* Task brief
Extract from the listing each line in which the word "with" appears.

— Begin Rows —

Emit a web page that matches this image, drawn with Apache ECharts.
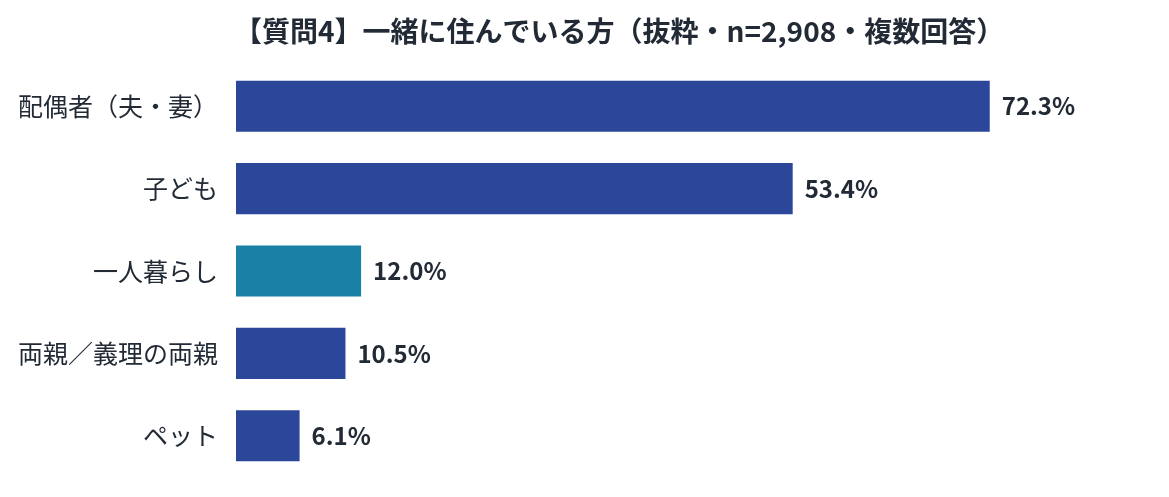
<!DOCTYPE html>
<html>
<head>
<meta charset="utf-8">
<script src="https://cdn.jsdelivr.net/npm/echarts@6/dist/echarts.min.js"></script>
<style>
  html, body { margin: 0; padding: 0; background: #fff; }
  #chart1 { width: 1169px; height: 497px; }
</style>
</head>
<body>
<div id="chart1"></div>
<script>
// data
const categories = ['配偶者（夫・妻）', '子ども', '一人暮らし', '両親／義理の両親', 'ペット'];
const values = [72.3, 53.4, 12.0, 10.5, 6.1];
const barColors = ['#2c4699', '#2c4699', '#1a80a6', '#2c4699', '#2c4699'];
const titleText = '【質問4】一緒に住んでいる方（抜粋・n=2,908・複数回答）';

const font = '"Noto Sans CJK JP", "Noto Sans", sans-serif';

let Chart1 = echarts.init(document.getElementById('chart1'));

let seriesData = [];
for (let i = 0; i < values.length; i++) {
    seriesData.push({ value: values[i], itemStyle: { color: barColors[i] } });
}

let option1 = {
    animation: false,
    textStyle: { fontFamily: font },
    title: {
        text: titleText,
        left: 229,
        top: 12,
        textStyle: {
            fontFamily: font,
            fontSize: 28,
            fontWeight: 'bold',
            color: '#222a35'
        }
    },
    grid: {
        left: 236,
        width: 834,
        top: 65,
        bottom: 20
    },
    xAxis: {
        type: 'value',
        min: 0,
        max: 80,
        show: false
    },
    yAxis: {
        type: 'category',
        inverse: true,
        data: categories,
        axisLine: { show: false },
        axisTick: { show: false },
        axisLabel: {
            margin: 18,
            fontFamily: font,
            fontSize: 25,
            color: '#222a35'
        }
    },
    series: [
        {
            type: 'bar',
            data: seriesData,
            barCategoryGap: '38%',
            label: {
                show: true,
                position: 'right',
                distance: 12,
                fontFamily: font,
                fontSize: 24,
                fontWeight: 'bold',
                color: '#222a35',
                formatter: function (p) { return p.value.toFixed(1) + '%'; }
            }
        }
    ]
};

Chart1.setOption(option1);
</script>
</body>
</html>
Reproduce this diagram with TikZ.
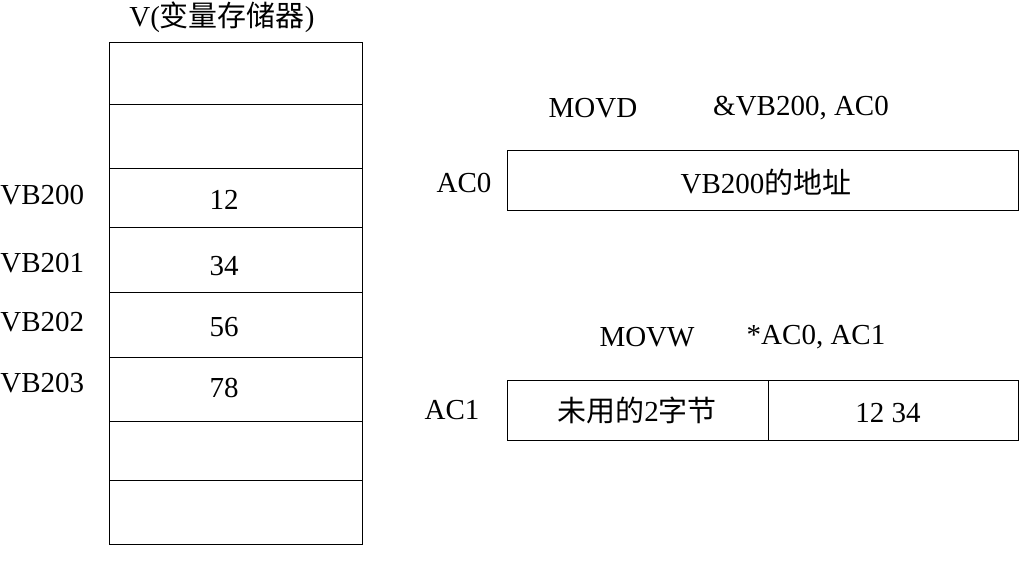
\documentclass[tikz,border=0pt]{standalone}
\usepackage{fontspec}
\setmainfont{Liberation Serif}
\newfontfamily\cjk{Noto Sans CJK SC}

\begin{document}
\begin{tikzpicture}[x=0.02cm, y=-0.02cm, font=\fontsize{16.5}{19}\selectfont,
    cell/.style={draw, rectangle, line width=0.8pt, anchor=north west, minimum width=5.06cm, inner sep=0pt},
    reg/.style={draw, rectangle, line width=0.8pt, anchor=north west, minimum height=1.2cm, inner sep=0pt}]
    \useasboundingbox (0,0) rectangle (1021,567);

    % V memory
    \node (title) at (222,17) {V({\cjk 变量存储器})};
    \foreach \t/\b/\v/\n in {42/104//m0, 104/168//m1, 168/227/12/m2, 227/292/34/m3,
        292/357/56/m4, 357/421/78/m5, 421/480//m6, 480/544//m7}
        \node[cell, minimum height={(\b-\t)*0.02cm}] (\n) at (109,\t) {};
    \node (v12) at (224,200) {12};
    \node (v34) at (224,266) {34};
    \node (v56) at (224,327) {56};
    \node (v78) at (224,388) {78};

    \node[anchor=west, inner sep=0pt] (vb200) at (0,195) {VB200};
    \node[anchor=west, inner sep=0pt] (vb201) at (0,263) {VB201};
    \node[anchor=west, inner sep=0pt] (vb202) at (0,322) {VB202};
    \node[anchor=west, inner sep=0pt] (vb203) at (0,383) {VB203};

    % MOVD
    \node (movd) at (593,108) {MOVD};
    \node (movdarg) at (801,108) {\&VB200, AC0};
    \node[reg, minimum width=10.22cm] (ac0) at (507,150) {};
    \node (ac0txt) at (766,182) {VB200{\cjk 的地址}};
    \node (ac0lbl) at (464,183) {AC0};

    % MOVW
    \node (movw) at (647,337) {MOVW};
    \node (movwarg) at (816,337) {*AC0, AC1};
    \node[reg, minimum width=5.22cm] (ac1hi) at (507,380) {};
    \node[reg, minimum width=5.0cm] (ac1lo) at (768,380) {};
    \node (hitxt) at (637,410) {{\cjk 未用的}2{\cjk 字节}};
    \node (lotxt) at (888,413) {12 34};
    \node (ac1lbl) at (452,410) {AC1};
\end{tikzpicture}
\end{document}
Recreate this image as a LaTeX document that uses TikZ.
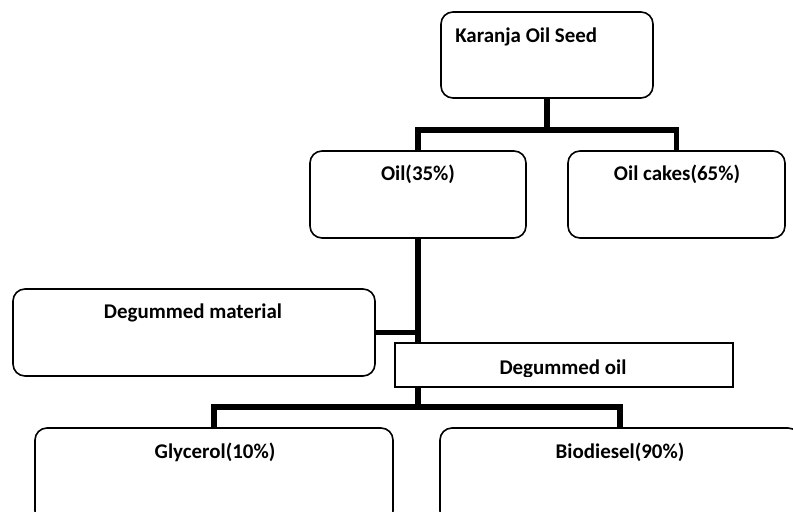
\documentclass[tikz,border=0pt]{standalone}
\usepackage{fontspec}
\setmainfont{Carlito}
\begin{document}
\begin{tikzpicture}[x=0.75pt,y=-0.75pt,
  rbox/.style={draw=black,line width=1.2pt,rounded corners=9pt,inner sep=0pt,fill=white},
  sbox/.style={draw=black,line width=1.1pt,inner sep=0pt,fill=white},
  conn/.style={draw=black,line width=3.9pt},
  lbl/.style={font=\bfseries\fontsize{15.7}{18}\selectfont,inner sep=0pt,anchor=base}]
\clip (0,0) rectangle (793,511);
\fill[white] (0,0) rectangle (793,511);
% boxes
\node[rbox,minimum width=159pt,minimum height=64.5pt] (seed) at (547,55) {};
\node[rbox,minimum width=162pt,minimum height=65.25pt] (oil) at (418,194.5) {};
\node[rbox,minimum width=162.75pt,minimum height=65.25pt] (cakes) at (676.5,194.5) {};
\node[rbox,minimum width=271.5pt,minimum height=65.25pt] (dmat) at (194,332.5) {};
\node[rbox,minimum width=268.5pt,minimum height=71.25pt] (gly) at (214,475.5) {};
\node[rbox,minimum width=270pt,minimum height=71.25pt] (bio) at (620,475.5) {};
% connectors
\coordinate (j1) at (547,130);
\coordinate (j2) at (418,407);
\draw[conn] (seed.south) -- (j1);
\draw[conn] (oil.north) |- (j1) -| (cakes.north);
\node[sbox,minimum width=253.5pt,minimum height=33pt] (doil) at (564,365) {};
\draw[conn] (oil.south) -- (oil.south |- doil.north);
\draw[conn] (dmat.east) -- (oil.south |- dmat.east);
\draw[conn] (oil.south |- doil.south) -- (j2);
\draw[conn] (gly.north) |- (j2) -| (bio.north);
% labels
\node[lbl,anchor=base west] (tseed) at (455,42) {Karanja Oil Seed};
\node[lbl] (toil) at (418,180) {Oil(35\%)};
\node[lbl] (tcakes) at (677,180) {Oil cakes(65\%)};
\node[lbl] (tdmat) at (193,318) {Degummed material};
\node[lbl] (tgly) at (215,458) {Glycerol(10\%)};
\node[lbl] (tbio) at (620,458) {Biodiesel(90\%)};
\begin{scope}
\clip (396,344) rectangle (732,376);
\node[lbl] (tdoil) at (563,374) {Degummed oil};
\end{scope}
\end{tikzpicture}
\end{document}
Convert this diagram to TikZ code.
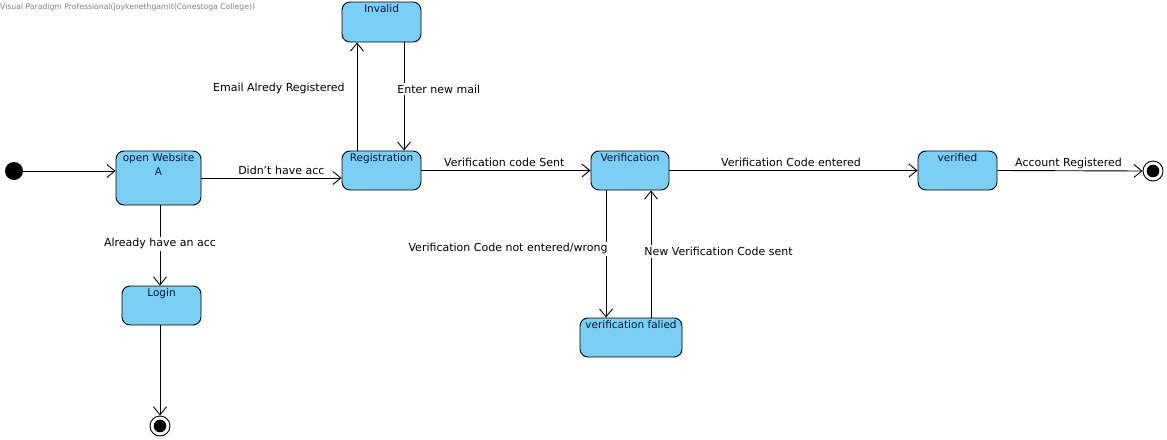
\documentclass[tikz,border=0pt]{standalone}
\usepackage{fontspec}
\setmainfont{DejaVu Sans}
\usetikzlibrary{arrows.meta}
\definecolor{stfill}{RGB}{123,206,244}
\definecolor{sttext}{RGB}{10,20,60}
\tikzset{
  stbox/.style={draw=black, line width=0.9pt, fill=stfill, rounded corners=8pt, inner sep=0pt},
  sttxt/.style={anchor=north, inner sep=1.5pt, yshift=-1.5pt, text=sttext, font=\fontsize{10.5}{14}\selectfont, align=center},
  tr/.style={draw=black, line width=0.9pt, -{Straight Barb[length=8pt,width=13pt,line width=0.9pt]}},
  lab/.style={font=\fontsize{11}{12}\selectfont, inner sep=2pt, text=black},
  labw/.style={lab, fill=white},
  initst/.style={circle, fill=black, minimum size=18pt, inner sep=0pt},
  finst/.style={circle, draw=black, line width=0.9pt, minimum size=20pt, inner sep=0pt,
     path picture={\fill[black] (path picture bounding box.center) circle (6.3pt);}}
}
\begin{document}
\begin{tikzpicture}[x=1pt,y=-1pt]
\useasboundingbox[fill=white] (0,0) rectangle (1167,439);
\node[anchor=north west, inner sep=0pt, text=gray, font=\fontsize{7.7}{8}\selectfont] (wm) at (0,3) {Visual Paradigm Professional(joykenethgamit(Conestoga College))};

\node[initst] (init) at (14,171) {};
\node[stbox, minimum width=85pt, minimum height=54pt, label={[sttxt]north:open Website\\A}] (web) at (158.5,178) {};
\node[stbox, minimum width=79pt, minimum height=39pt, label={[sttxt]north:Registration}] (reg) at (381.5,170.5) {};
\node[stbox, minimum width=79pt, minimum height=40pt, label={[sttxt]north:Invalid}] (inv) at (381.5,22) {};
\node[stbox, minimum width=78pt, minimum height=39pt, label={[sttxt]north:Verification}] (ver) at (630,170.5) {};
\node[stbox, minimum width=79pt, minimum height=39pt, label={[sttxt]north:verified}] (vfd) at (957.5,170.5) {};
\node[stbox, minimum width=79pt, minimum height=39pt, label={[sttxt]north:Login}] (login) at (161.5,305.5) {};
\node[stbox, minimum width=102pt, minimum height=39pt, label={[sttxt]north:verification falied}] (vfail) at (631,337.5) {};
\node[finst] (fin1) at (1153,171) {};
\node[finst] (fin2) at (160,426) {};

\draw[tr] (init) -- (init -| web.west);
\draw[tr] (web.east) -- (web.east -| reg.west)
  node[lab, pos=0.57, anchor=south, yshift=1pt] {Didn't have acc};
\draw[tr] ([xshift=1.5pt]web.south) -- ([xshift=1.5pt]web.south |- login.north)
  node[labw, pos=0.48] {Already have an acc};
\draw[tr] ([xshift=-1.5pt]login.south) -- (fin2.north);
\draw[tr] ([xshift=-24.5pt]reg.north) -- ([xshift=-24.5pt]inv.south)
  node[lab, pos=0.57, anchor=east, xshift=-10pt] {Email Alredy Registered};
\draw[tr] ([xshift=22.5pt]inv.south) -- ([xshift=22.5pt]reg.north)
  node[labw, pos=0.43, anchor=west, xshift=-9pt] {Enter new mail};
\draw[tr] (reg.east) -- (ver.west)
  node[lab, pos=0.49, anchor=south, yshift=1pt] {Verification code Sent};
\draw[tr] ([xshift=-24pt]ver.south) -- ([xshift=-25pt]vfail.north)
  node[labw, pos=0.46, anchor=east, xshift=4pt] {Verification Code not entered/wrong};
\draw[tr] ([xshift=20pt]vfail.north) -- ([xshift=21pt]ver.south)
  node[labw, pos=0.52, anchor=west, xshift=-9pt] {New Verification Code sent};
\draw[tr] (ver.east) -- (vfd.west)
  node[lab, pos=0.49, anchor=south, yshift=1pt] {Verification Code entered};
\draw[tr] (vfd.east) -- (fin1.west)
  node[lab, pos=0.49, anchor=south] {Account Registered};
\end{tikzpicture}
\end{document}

— End Rows —

* The output
Emit a web page that matches this image, drawn with Apache ECharts.
Reproduce this diagram with TikZ.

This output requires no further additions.